I am guilty. I’ve been to Big Bend and had no idea there was also an amazing State Park just next door.
Like most tourists, I was blinded by the big signs, seven-day-passes, and majestic promises of BIG BEND NATIONAL PARK.
big bend ranch state park
Huh? It sounds so private. Ranches are for cattle, rattlesnakes, and barbed-wire fences. “My land is my land and you had better be on your way before me and my shotgun reach the edge of the porch”.
But not here. At least not quite. Despite the fact that it is a regulated State Park of Texas, the park abides by the principles of “open range” where cattle roam freely regardless of land ownership. “Open range” could also apply to the visitors, but they’ll have to pay the daily fee at the Barton Warnock Visitors Center. (Do this first unless you want to feel like a criminal every time you pull into a designated park area.) The Visitors Center is on the far east side of the park, so you may actually have to drive all the way through before actually stopping to look around. But, that’s okay, you’ll get a chance to see just what spots interest you and make a more deliberate plan of attack.
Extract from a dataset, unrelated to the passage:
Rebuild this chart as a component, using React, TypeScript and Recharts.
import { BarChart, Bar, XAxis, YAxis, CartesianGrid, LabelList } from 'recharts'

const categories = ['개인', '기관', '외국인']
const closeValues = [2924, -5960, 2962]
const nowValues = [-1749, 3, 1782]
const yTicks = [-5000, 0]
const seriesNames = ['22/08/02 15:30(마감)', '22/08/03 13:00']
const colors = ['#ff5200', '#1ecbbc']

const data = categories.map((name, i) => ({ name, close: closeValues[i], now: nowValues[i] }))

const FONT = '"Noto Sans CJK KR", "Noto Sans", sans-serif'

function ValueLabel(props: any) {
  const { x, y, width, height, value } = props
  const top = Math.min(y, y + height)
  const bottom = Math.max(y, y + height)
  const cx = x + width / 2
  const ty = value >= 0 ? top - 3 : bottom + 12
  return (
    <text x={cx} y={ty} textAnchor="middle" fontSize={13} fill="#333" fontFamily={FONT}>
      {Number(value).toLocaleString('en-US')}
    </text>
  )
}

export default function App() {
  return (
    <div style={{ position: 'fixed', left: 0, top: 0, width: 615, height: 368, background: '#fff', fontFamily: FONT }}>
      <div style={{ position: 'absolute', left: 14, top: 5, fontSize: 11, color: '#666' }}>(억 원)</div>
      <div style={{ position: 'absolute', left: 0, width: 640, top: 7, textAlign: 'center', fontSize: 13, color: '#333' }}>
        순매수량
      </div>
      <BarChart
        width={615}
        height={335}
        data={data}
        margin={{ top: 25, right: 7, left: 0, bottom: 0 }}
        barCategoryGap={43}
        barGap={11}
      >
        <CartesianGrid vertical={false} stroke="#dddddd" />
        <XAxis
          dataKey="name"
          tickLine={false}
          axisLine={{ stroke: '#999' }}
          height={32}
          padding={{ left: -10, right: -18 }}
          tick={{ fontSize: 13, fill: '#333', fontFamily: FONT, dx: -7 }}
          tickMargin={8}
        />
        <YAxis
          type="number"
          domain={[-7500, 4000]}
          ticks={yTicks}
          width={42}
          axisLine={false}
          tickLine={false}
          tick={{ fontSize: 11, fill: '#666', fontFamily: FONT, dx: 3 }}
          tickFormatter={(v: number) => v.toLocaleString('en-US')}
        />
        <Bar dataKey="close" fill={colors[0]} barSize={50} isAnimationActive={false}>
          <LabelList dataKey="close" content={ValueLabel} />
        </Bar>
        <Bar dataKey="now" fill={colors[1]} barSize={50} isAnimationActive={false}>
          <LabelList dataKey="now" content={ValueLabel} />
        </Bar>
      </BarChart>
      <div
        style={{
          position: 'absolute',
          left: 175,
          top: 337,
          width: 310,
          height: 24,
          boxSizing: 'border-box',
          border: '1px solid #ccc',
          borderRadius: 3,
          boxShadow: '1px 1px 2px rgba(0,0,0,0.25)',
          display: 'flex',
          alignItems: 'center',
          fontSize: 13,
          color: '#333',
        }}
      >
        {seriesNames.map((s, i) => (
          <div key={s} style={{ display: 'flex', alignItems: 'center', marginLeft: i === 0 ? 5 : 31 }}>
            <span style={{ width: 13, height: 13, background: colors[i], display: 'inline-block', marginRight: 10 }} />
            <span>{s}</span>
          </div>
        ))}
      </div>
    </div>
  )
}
Once you have you permit make your way back to Closed Canyon. Yes, I know you’ve now driven all the way through the park twice, but this is the most must-see spot in the park. Despite the fact that I was previously unaware that the state park even existed, I knew there was a slot canyon somewhere in Big Bend. But where? In the movie Boyhood, the characters hit up tons of great Texas landmarks, and near the end there is a scene where they got to Big Bend and walk through a deep, narrow, canyon. I’d Googled the location a few times, but only came up with vague, or incorrect locations. (No, it isn’t the Santa Elena Canyon in the National Park.) I had given up long ago, and assumed that it might just be a bit of creative editing on the part of the director. Bummer.
Except here it is. Several locals strongly suggested checking out the canyon. I wasn’t sure what to expect, and since I’d driven this stretch of highway several times I really wasn’t anticipating much of a surprise.
Oops. Wrong again.
The entrance to the canyon is only a short trek past the parking lot. You’ll have seen plenty of signs warning you to bring ample water, and plan your hike accordingly. I understand that the park needs to encourage safe practices, but this really isn’t that monumental of a hike. I didn’t bring anything besides a camera, and you’d probably be happier if you brought a bottle of water in the Summer months.
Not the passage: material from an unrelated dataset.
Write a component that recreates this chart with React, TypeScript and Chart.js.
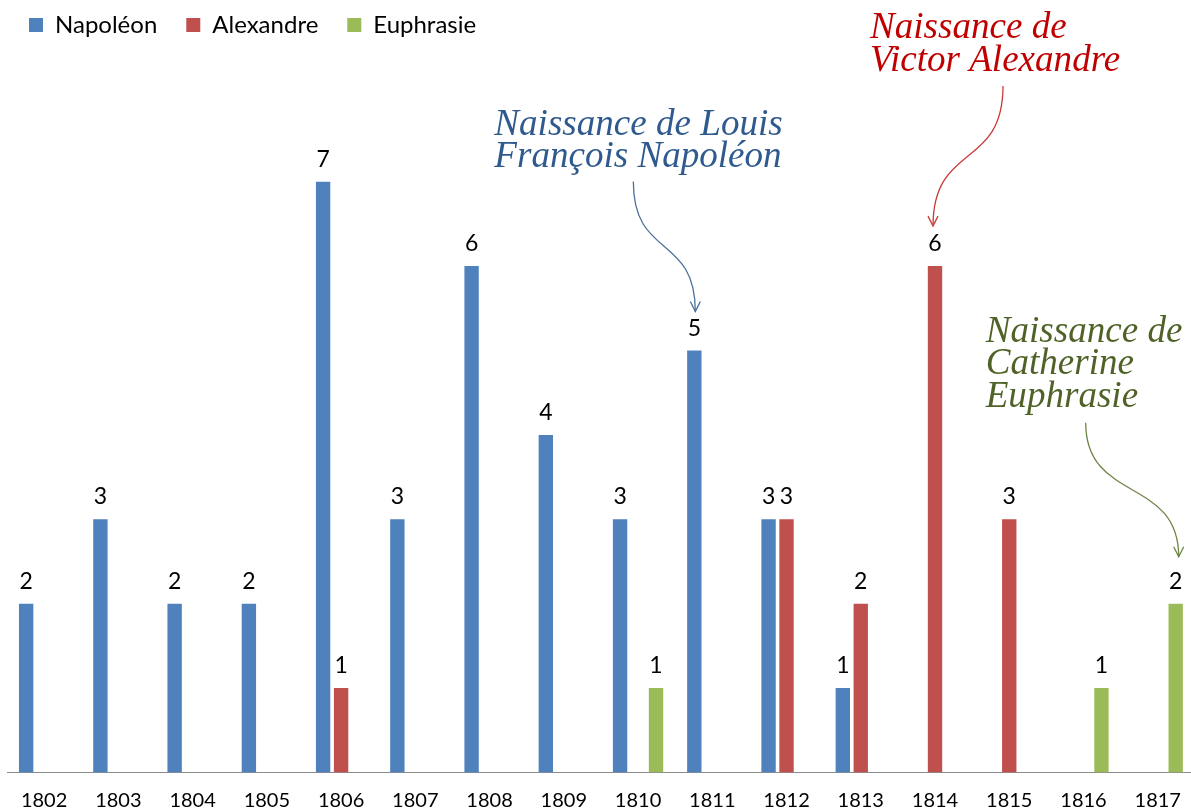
import React, { useEffect, useRef } from 'react';
import { Chart, registerables } from 'chart.js';

Chart.register(...registerables);

const years = ['1802', '1803', '1804', '1805', '1806', '1807', '1808', '1809', '1810', '1811', '1812', '1813', '1814', '1815', '1816', '1817'];
const napoleon = [2, 3, 2, 2, 7, 3, 6, 4, 3, 5, 3, 1, null, null, null, null];
const alexandre = [null, null, null, null, 1, null, null, null, null, null, 3, 2, 6, 3, null, null];
const euphrasie = [null, null, null, null, null, null, null, null, 1, null, null, null, null, null, 1, 2];

const seriesNames = ['Napoléon', 'Alexandre', 'Euphrasie'];
const seriesColors = ['#4F81BD', '#C0504D', '#9BBB59'];

const noteLines = [
  ['Naissance de Louis', 'François Napoléon'],
  ['Naissance de', 'Victor Alexandre'],
  ['Naissance de', 'Catherine', 'Euphrasie'],
];
const noteAnchors = [
  { ds: 0, idx: 9 },
  { ds: 1, idx: 12 },
  { ds: 2, idx: 15 },
];
const noteTextColors = ['#2F5A8F', '#C00000', '#4F6228'];
const noteArrowColors = ['#4A6F99', '#C83A3A', '#6E8548'];
// offsets relative to the anchored bar top (x, y)
const noteTextOffsets = [
  { dx: -200, dy: -216 },
  { dx: -65, dy: -228 },
  { dx: -190, dy: -262 },
];
const noteArrowStarts = [
  { dx: -61, dy: -169 },
  { dx: 68, dy: -180 },
  { dx: -90, dy: -181 },
];
const noteArrowTips = [
  { dx: 1, dy: -39 },
  { dx: -2, dy: -40 },
  { dx: 3, dy: -47 },
];

const FONT = 'Lato, "Open Sans", sans-serif';

const dataLabelPlugin = {
  id: 'dataLabels',
  afterDatasetsDraw(chart: any) {
    const ctx = chart.ctx;
    ctx.save();
    ctx.font = `23px ${FONT}`;
    ctx.fillStyle = '#000';
    ctx.textAlign = 'center';
    ctx.textBaseline = 'alphabetic';
    chart.data.datasets.forEach((ds: any, di: number) => {
      const meta = chart.getDatasetMeta(di);
      meta.data.forEach((el: any, i: number) => {
        const v = ds.data[i];
        if (v === null || v === undefined) return;
        ctx.fillText(String(v), el.x, el.y - 15);
      });
    });
    ctx.restore();
  },
};

const notesPlugin = {
  id: 'notes',
  afterDraw(chart: any) {
    const ctx = chart.ctx;
    ctx.save();
    const family = '"Liberation Serif", "DejaVu Serif", serif';
    ctx.font = `italic 30px ${family}`;
    const w = ctx.measureText('Naissance de').width;
    const size = (30 * 197) / w;
    noteAnchors.forEach((a, n) => {
      const el = chart.getDatasetMeta(a.ds).data[a.idx];
      if (!el) return;
      const bx = el.x;
      const by = el.y;
      ctx.font = `italic ${size.toFixed(1)}px ${family}`;
      ctx.fillStyle = noteTextColors[n];
      ctx.textAlign = 'left';
      ctx.textBaseline = 'alphabetic';
      noteLines[n].forEach((line, li) => {
        ctx.fillText(line, bx + noteTextOffsets[n].dx, by + noteTextOffsets[n].dy + li * 32.5);
      });
      const sx = bx + noteArrowStarts[n].dx;
      const sy = by + noteArrowStarts[n].dy;
      const tx = bx + noteArrowTips[n].dx;
      const ty = by + noteArrowTips[n].dy;
      const h = ty - sy;
      ctx.strokeStyle = noteArrowColors[n];
      ctx.lineWidth = 1.3;
      ctx.beginPath();
      ctx.moveTo(sx, sy);
      ctx.bezierCurveTo(sx, sy + 0.6 * h, tx, ty - 0.6 * h, tx, ty);
      ctx.stroke();
      ctx.beginPath();
      ctx.moveTo(tx - 5, ty - 10);
      ctx.lineTo(tx, ty);
      ctx.lineTo(tx + 5, ty - 10);
      ctx.stroke();
    });
    ctx.restore();
  },
};

export default function App() {
  const canvasRef = useRef<HTMLCanvasElement | null>(null);

  useEffect(() => {
    if (!canvasRef.current) return;
    const chart = new Chart(canvasRef.current, {
      type: 'bar',
      data: {
        labels: years,
        datasets: [
          { label: seriesNames[0], data: napoleon, backgroundColor: seriesColors[0], borderWidth: 0 },
          { label: seriesNames[1], data: alexandre, backgroundColor: seriesColors[1], borderWidth: 0 },
          { label: seriesNames[2], data: euphrasie, backgroundColor: seriesColors[2], borderWidth: 0 },
        ],
      },
      options: {
        animation: false,
        responsive: false,
        devicePixelRatio: 1,
        layout: { padding: { top: -16, left: 0, right: 0, bottom: -16.5 } },
        datasets: {
          bar: { categoryPercentage: 0.726, barPercentage: 0.8 },
        },
        plugins: {
          legend: {
            position: 'top',
            align: 'start',
            labels: {
              boxWidth: 14,
              boxHeight: 14,
              padding: 29,
              color: '#000',
              font: { family: FONT, size: 24 },
            },
          },
          tooltip: { enabled: false },
        },
        scales: {
          x: {
            grid: { display: false, drawTicks: false },
            border: { display: true, color: '#8C8C8C', width: 1 },
            ticks: { color: '#000', padding: 16, font: { family: FONT, size: 20 }, maxRotation: 0, autoSkip: false },
          },
          xTop: {
            type: 'category',
            position: 'top',
            display: true,
            grid: { display: false, drawTicks: false },
            border: { display: false },
            ticks: { display: false },
            afterFit: (s: any) => {
              s.height = 50.3;
            },
          },
          y: {
            min: 0,
            max: 8,
            grid: { display: false, drawTicks: false },
            border: { display: false },
            ticks: { display: false },
            afterFit: (s: any) => {
              s.width = 7;
            },
          },
        },
      },
      plugins: [dataLabelPlugin, notesPlugin],
    } as any);
    return () => chart.destroy();
  }, []);

  return (
    <div style={{ position: 'fixed', left: 0, top: 0, width: 1191, height: 812, overflow: 'hidden', background: '#fff' }}>
      <canvas ref={canvasRef} width={1197} height={812} style={{ width: 1197, height: 812, display: 'block' }} />
    </div>
  );
}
The canyon itself is gorgeous. Yet another case of nature that is hard to put into words. Rather than getting too poetic, I’ll take the journalistic cop out of, “You’ll have to see it to believe it.” Closed Canyon is certainly unlike any canyon I’ve experienced before. Something about the accessibility makes it even more enjoyable than the Grand Canyon. I know that sounds ridiculous, but I mean it. The Grand Canyon IS impressive, amazing, massive, colossal, and on a scale that is almost unimaginable. But that’s the problem. We have spent hours in the Grand Canyon walking down one trail, but only to realize that there was absolutely no way we were going to get to the bottom without a multi-day excursion. Sometimes the Grand Canyon is just a little too grand. Closed Canyon is somewhere I can digest in an afternoon and still feel like the world is capable of amazing things.
Something to consider when hiking through Closed Canyon. Know when to stop. The trail itself has no markers other than the sign posted at the trailhead. On that sign there is mention of absolutely no rappelling, ropes, or climbing gear. You’ll come to realize why after you’ve walked a while. The path seems to deliberately present greater and greater challenges as you progress. Going into the hike I knew there was a point of no return, but I had assumed it would be clearly marked. Instead, you are forced to look at each boulder, drop off, and stretch of stagnant water as maybe the end. I’m pretty sure I went as far as you’re supposed to. The descent that finally forced me to cash in my chips was a very smooth rock face that dropped at least five feet. Getting down would have been pretty easy, but getting back up, alone, was iffy at best. This was also the first point on the trail where I noticed a piece of metal sticking out of the canyon wall. Presumably where more deliberate rock climbing was done in the past.
There are plenty of other trails throughout the park, and some of them are quite long. I only had the better part of a day to go exploring, but most of the major hiking paths seemed to look very much the same. Beautiful and majestic, but a lot of repeated vistas. From what my hosts said, some of the longer hikes culminate with some impressive overlooks, but I didn’t have time to go further than a mile or two down each.